#### WHAT YOU HAVE TO DO
Give only the number of lines in the records that include the string "this".

--- start of RECORDS FOR PROCESSING ---

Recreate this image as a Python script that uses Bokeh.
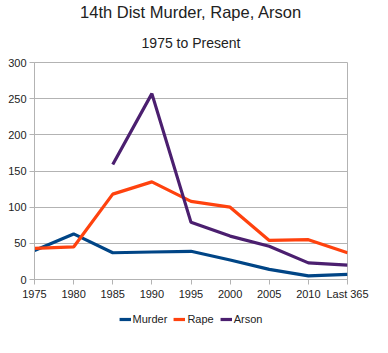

--- end of RECORDS FOR PROCESSING ---
--- start of RECORDS FOR PROCESSING ---

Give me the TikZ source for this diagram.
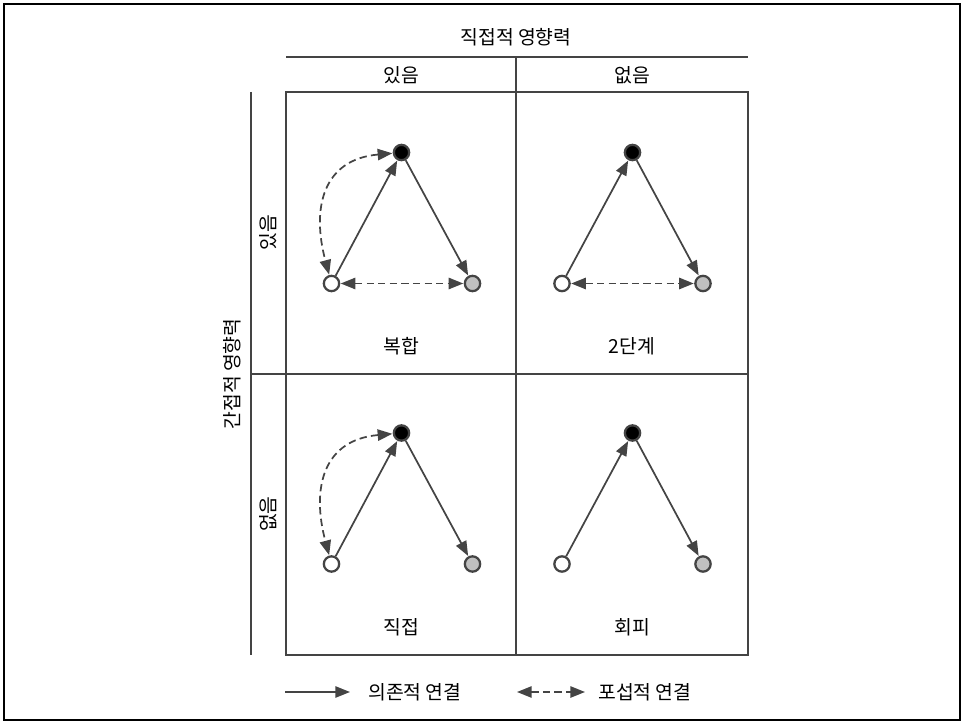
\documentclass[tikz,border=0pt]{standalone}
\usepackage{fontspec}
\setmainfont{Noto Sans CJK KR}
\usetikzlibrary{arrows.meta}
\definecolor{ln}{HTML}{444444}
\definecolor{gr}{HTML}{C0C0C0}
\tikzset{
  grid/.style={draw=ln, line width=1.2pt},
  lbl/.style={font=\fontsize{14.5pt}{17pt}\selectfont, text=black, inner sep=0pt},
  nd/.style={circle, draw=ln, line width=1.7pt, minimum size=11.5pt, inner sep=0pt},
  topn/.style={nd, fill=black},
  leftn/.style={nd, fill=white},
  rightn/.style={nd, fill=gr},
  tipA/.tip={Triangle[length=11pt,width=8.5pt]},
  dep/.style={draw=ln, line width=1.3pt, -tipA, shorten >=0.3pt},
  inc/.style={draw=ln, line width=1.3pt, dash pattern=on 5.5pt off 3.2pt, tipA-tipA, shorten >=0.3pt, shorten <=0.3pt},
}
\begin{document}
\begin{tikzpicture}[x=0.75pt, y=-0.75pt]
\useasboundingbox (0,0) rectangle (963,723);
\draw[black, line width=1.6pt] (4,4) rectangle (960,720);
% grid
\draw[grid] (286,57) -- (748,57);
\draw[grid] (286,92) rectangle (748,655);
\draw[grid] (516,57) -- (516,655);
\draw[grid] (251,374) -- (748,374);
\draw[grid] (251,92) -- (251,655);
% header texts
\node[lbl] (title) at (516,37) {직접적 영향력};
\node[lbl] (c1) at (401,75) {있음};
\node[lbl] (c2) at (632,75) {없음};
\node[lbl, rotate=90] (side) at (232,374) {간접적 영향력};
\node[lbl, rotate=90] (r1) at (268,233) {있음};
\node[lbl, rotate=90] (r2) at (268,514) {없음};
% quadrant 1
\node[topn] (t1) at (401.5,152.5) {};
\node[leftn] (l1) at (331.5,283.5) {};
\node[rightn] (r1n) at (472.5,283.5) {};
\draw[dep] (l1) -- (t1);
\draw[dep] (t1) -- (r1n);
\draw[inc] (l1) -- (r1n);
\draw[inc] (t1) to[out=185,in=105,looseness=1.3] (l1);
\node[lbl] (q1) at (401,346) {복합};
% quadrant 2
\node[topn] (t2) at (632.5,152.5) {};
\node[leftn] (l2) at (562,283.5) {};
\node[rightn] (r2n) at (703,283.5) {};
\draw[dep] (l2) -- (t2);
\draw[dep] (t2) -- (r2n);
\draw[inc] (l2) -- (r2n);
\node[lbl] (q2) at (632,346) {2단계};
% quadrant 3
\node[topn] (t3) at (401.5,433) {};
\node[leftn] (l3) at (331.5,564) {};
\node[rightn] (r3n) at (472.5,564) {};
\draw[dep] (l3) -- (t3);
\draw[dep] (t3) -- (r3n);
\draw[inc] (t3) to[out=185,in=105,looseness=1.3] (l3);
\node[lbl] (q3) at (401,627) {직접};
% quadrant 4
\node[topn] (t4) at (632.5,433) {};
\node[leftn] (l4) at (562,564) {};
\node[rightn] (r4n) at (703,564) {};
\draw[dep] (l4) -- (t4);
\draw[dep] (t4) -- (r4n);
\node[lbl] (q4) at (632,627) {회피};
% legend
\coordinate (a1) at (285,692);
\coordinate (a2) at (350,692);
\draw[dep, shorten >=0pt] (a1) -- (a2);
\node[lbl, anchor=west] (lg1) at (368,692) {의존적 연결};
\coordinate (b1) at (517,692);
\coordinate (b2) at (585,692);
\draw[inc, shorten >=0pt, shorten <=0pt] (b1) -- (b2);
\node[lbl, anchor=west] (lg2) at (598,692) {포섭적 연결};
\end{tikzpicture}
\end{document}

--- end of RECORDS FOR PROCESSING ---

#### REPLY
2